Thursday, November 6, 2008

ASL popular language choice at private HS

From the Honolulu Star-Bulletin:

With all the giggling, nodding, hand signals and broad gestures going on, it looked more like a game of charades than a class in session.

At the blackboard, the smiling, animated woman was obviously the teacher, but she never uttered a word.

Emilia Daquioag hardly needs to speak to teach American Sign Language at Saint Francis School. She is deaf, and speech is difficult for her, but Daquioag's facial expressions and body language are often enough to convey the key elements of a visual language.

Sister Joan of Arc Souza, school principal for 18 years, began offering sign language as a foreign language credit to satisfy high school and college requirements 10 years ago, she said. And the school is the only private school to do so.

Interest in French and Hawaiian language classes was tepid a decade ago, but when Souza offered ASL, the girls warmed to it immediately.

"It's different," Souza said. "That's why most of them want to take the class."

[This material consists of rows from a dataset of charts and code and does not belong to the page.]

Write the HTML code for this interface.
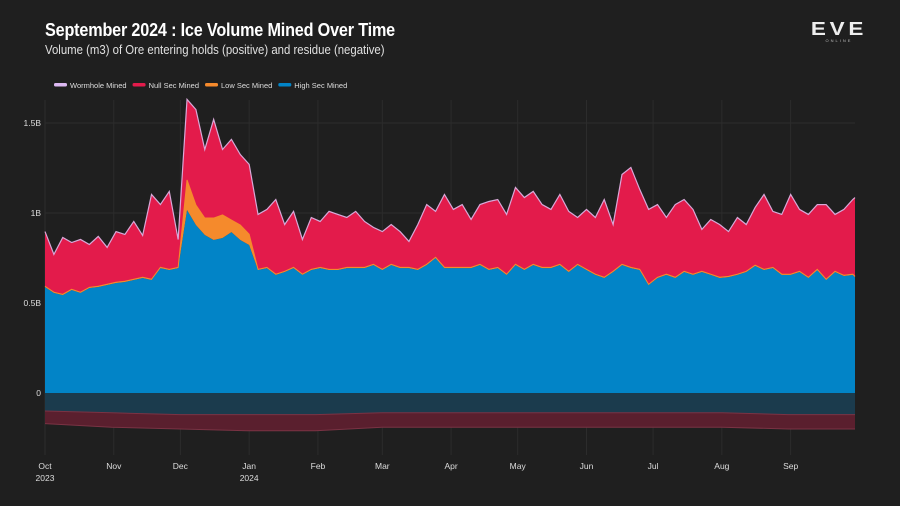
<!DOCTYPE html>
<html><head><meta charset="utf-8"><style>
html,body{margin:0;padding:0;background:#1f1f1f;}
body{width:900px;height:506px;overflow:hidden;position:relative;font-family:"Liberation Sans",sans-serif;color:#fff;}
#title{position:absolute;left:45px;top:20px;font-size:18px;font-weight:bold;letter-spacing:-0.2px;transform:scaleX(0.9);transform-origin:left top;white-space:nowrap;}
#subtitle{position:absolute;left:45px;top:43px;font-size:12.5px;color:#e0e0e0;transform:scaleX(0.91);transform-origin:left top;white-space:nowrap;}
#logo{position:absolute;left:809px;top:20px;width:60px;text-align:center;}
</style></head><body>
<div id="title">September 2024 : Ice Volume Mined Over Time</div>
<div id="subtitle">Volume (m3) of Ore entering holds (positive) and residue (negative)</div>
<div id="logo"><div style="font-size:18px;font-weight:bold;letter-spacing:3px;line-height:18px;color:#eee;transform:scaleX(1.25)">EVE</div><div style="font-size:4px;letter-spacing:2px;color:#bbb">ONLINE</div></div>
<svg id="chart" width="900" height="506" style="position:absolute;left:0;top:0"></svg>
<script>
const days=[0,4,8,12,16,20,24,28,32,36,40,44,48,52,56,60,64,68,72,76,80,84,88,92,96,100,104,108,112,116,120,124,128,132,136,140,144,148,152,156,160,164,168,172,176,180,184,188,192,196,200,204,208,212,216,220,224,228,232,236,240,244,248,252,256,260,264,268,272,276,280,284,288,292,296,300,304,308,312,316,320,324,328,332,336,340,344,348,352,356,360,364,365];
const totalTop=[0.894,0.767,0.861,0.833,0.85,0.822,0.867,0.806,0.894,0.878,0.95,0.872,1.10,1.044,1.117,0.85,1.628,1.572,1.35,1.517,1.35,1.406,1.322,1.267,0.989,1.017,1.072,0.933,1.006,0.85,0.972,0.95,1.006,0.989,0.972,1.006,0.95,0.917,0.894,0.933,0.894,0.839,0.933,1.044,1.006,1.10,1.017,1.044,0.961,1.044,1.061,1.072,0.989,1.139,1.083,1.117,1.044,1.017,1.10,1.006,0.972,1.017,0.972,1.072,0.933,1.211,1.25,1.128,1.017,1.044,0.972,1.044,1.072,1.017,0.906,0.961,0.933,0.894,0.972,0.933,1.028,1.10,1.006,0.989,1.10,1.017,0.989,1.044,1.044,0.989,1.017,1.072,1.083];
const highSec=[0.589,0.556,0.544,0.572,0.556,0.583,0.589,0.60,0.611,0.617,0.628,0.639,0.628,0.694,0.683,0.694,1.017,0.933,0.878,0.85,0.861,0.894,0.85,0.822,0.683,0.694,0.656,0.672,0.694,0.656,0.683,0.694,0.683,0.683,0.694,0.694,0.694,0.711,0.683,0.711,0.694,0.694,0.683,0.711,0.75,0.694,0.694,0.694,0.694,0.711,0.683,0.694,0.656,0.711,0.683,0.711,0.694,0.694,0.711,0.672,0.711,0.683,0.656,0.639,0.672,0.711,0.694,0.683,0.60,0.639,0.656,0.639,0.672,0.656,0.672,0.656,0.639,0.644,0.656,0.672,0.706,0.683,0.694,0.656,0.656,0.672,0.639,0.683,0.628,0.672,0.65,0.656,0.644];
const lowSecIdx=[16,17,18,19,20,21,22,23];
const lowSecVal=[0.167,0.111,0.094,0.122,0.128,0.067,0.083,0.06];
const negDays=[0,30,61,91,122,152,183,213,244,274,305,335,365];
const negHigh=[-0.10,-0.11,-0.12,-0.12,-0.12,-0.11,-0.11,-0.11,-0.11,-0.11,-0.11,-0.12,-0.12];
const negNull=[-0.07,-0.08,-0.08,-0.09,-0.09,-0.08,-0.08,-0.08,-0.08,-0.08,-0.08,-0.08,-0.08];
const yTicks=[0,0.5,1,1.5];
const yTickLabels=["0","0.5B","1B","1.5B"];
const monthDays=[0,31,61,92,123,152,183,213,244,274,305,336];
const monthLabels=["Oct","Nov","Dec","Jan","Feb","Mar","Apr","May","Jun","Jul","Aug","Sep"];
const yearLabels={0:"2023",3:"2024"};
const legendNames=["Wormhole Mined","Null Sec Mined","Low Sec Mined","High Sec Mined"];
const legendColors=["#dcb8f2","#e31b4b","#f58a2c","#0284c7"];

const NS="http://www.w3.org/2000/svg";
const svg=document.getElementById('chart');
const X=d=>45+d*(810/365);
const Y=v=>393-v*180;
function mk(t,a){const e=document.createElementNS(NS,t);for(const k in a)e.setAttribute(k,a[k]);svg.appendChild(e);return e;}
monthDays.forEach((d,i)=>{const l=mk('line',{x1:X(d),x2:X(d),y1:100,y2:455,stroke:'#2c2c2c','stroke-width':1});


const t=mk('text',{x:X(d),y:469,'text-anchor':'middle','font-size':8.5,fill:'#ddd'});t.textContent=monthLabels[i];


if(yearLabels[i]){const t2=mk('text',{x:X(d),y:481,'text-anchor':'middle','font-size':8.5,fill:'#ddd'});t2.textContent=yearLabels[i];

}
});
yTicks.forEach((v,i)=>{const l=mk('line',{x1:45,x2:855,y1:Y(v),y2:Y(v),stroke:'#2c2c2c','stroke-width':1});


const t=mk('text',{x:41,y:Y(v)+3,'text-anchor':'end','font-size':8.5,fill:'#ddd'});t.textContent=yTickLabels[i];

});
const low=days.map((d,i)=>{const k=lowSecIdx.indexOf(i);return k>=0?lowSecVal[k]:0.004;});
const l1=highSec, l2=highSec.map((v,i)=>v+low[i]), l3=totalTop.map((v,i)=>Math.max(v,l2[i])), l4=l3.map(v=>v+0.003);
function area(lower,upper,xs,fill,name){
 let p=xs.map((d,i)=>X(d)+','+Y(upper[i])).join(' ');
 p+=' '+xs.map((d,i)=>X(d)+','+Y(lower[i])).reverse().join(' ');
 const e=mk('polygon',{points:p,fill:fill});
 
 
 return e;}
function line(vals,xs,col,w,name){const e=mk('polyline',{points:xs.map((d,i)=>X(d)+','+Y(vals[i])).join(' '),fill:'none',stroke:col,'stroke-width':w});
 
 }
const zeros=days.map(()=>0);
area(zeros,l1,days,'#0284c7','high-sec-area');
area(l1,l2,days,'#f58a2c','low-sec-area');
area(l2,l3,days,'#e31b4b','null-sec-area');
area(l3,l4,days,'#dcb8f2','wormhole-area');
line(l2,days,'#f58a2c',1,'low-sec-line');
line(l4,days,'#d9a8d8',1.2,'wormhole-line');
const nz=negDays.map(()=>0), n2=negHigh.map((v,i)=>v+negNull[i]);
area(nz,negHigh,negDays,'#1b3b4d','high-sec-residue-area');
area(negHigh,n2,negDays,'#5a1f2e','null-sec-residue-area');
line(negHigh,negDays,'#7a3344',1,'high-sec-residue-line');
line(n2,negDays,'#7a3344',1,'null-sec-residue-line');
let lx=54;
legendNames.forEach((n,i)=>{
 const r=mk('rect',{x:lx,y:83,width:13,height:3.5,rx:1.5,fill:legendColors[i]});
 
 
 const t=mk('text',{x:lx+16,y:88,'font-size':7.5,fill:'#ddd'});t.textContent=n;
 
 
 lx+=16+t.getComputedTextLength()+6;
});
</script>
</body></html>
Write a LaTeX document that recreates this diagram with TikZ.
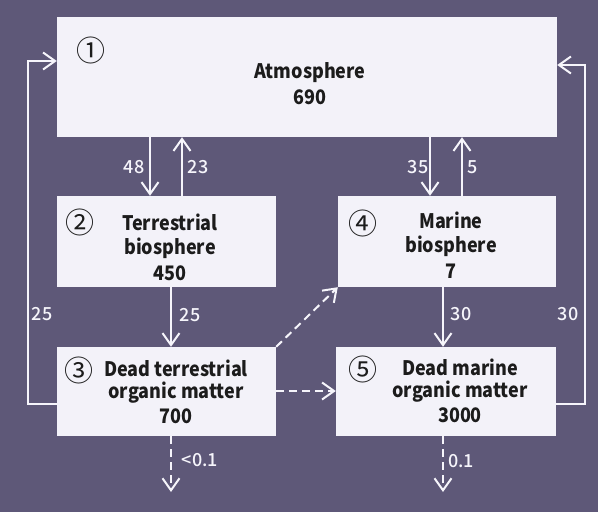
\documentclass[tikz,border=0pt]{standalone}
\usepackage{fontspec}
\setmainfont[FakeStretch=0.9]{Noto Sans CJK JP}
\newfontfamily\circfont{Noto Sans CJK JP}
\newfontfamily\labelfont{Noto Sans CJK JP Medium}
\usetikzlibrary{arrows.meta}
\definecolor{bg}{HTML}{5E5878}
\definecolor{boxfill}{HTML}{F3F2F9}
\definecolor{ink}{HTML}{1C1C1C}
\definecolor{flowline}{HTML}{F6F5FB}
\tikzset{
  store/.style={fill=boxfill, draw=none, inner sep=0pt},
  storetext/.style={text=ink, font=\bfseries\fontsize{20}{24}\selectfont, align=center, inner sep=0pt},
  circnum/.style={text=ink, font=\circfont\fontsize{29}{29}\selectfont, inner sep=0pt},
  flow/.style={draw=flowline, line width=2pt,
    -{Straight Barb[length=12pt,width=17pt,line width=2pt]}},
  leak/.style={flow, dash pattern=on 8pt off 5pt},
  flowlabel/.style={text=flowline, font=\labelfont\fontsize{18}{18}\selectfont, inner sep=0pt},
}
\begin{document}
\begin{tikzpicture}[x=1pt,y=-1pt]
  % canvas
  \fill[bg] (0,0) rectangle (598,512);
  \useasboundingbox (0,0) rectangle (598,512);

  % reservoirs
  \node[store, minimum width=500pt, minimum height=120pt] (atm)   at (307,77)    {};
  \node[store, minimum width=219pt, minimum height=91pt]  (terr)  at (166.5,241.5) {};
  \node[store, minimum width=218pt, minimum height=91pt]  (mar)   at (447,241.5) {};
  \node[store, minimum width=219pt, minimum height=89pt]  (deadt) at (166.5,391.5) {};
  \node[store, minimum width=220pt, minimum height=89pt]  (deadm) at (446,391.5) {};

  % reservoir labels
  \node[storetext] (atmtxt)   at (310,84)  {Atmosphere\\[2pt]690};
  \node[storetext] (terrtxt)  at (170,247) {Terrestrial\\ biosphere\\[2pt]450};
  \node[storetext] (martxt)   at (451,245) {Marine\\ biosphere\\[2pt]7};
  \node[storetext] (deadttxt) at (176,392) {Dead terrestrial\\[-2pt] organic matter\\[1pt]700};
  \node[storetext] (deadmtxt) at (460,391) {Dead marine\\[-2pt] organic matter\\[1pt]3000};

  \node[circnum] (n1) at (91,50)   {①};
  \node[circnum] (n2) at (80,222)  {②};
  \node[circnum] (n3) at (79,370)  {③};
  \node[circnum] (n4) at (363,223) {④};
  \node[circnum] (n5) at (363,369) {⑤};

  % x positions of the vertical flows
  \coordinate (c48) at (150,0);
  \coordinate (c23) at (182,0);
  \coordinate (c35) at (430,0);
  \coordinate (c5)  at (462,0);
  \coordinate (cT)  at (171,0);
  \coordinate (cM)  at (443,0);
  % return loops
  \coordinate (loopL) at (28,404);
  \coordinate (loopR) at (585,404);
  \coordinate (inL) at (28,61);
  \coordinate (inR) at (585,65);
  \coordinate (sinkT) at (171,492);
  \coordinate (sinkM) at (443,492);

  % exchanges with the atmosphere
  \draw[flow] (c48 |- atm.south) -- (c48 |- terr.north);
  \draw[flow] (c23 |- terr.north) -- (c23 |- atm.south);
  \draw[flow] (c35 |- atm.south) -- (c35 |- mar.north);
  \draw[flow] (c5 |- mar.north) -- (c5 |- atm.south);

  % litter fall
  \draw[flow] (cT |- terr.south) -- (cT |- deadt.north);
  \draw[flow] (cM |- mar.south) -- (cM |- deadm.north);

  % decomposition back to the atmosphere
  \draw[flow] (loopL -| deadt.west) -- (loopL) -- (inL) -- (inL -| atm.west);
  \draw[flow] (loopR -| deadm.east) -- (loopR) -- (inR) -- (inR -| atm.east);

  % transport from land to sea
  \draw[leak] (deadt.north east) -- (mar.south west);
  \draw[leak] (deadt.east |- 0,391) -- (deadm.west |- 0,391);

  % burial
  \draw[leak] (cT |- deadt.south) -- (sinkT);
  \draw[leak] (cM |- deadm.south) -- (sinkM);

  % flux values
  \node[flowlabel] (f48) at (134,167) {48};
  \node[flowlabel] (f23) at (198,167) {23};
  \node[flowlabel] (f35) at (418,167) {35};
  \node[flowlabel] (f5)  at (473,167) {5};
  \node[flowlabel] (f25a) at (42,314)  {25};
  \node[flowlabel] (f25b) at (190,315) {25};
  \node[flowlabel] (f30a) at (461,314) {30};
  \node[flowlabel] (f30b) at (568,314) {30};
  \node[flowlabel] (fT) at (200,460) {<0.1};
  \node[flowlabel] (fM) at (461,461) {0.1};
\end{tikzpicture}
\end{document}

Tenth-graders Kali Piccoli-Wong and Anuhea Pohina and ninth-grader Harlee Meyers are avid signers.

"It's different from all other languages," said Pohina. "I don't know of any other school that offers it. It's also good in certain situations when you see a deaf person needing help."

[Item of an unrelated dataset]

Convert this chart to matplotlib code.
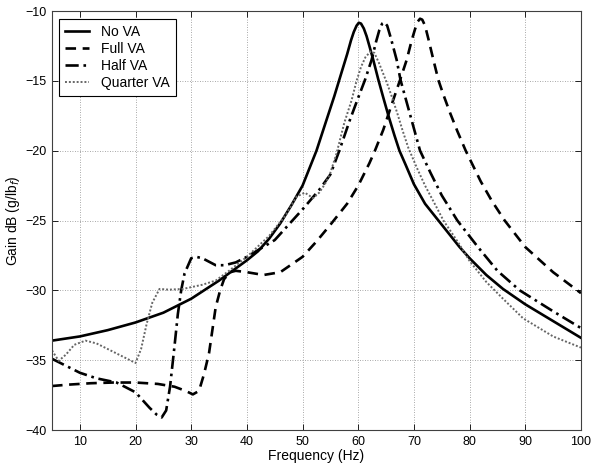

Wealth Salvador, a ninth-grader, said she wanted to learn ASL to become an interpreter for the deaf.

"It's fun!" she added. "Sometimes you don't want to talk, so you can use sign language."

Taylor Mau, an 11th-grader, took ASL from Daquioag as a freshman and became proficient enough to become her teacher's interpreter at school functions, signing words to songs being sung, and translating what was said at assemblies.

"It was fun and easy to learn, but hard to remember - there are so many signs," Mau said. "And it's original, not like anything everyone else knows."

ASL often reverses the order of subjects, verbs and objects in sentence structure compared with standard English.

In halting speech, Daquioag said if her students become confused about her signing, they "help each other, and figure it out together," which is what she wants.

Mau and Salvador sometimes act as Daquioag's interpreters in the classroom for the rest of the students when spoken explanations are needed. They also help their teacher with grammar and English as she studies for a master's degree in deaf interpretive professional education.

With several ASL classes offered every weekday, there are enough students who are fluent that "we have to watch them during tests" in other subjects to make sure they don't signal the answers to one another, Souza observes lightly.

Pearl City High School and the School for the Deaf and Blind are the only other schools under the Department of Education to offer ASL as a foreign or world language credit, according to Lynette Fujimori, the DOE's World Language Education specialist.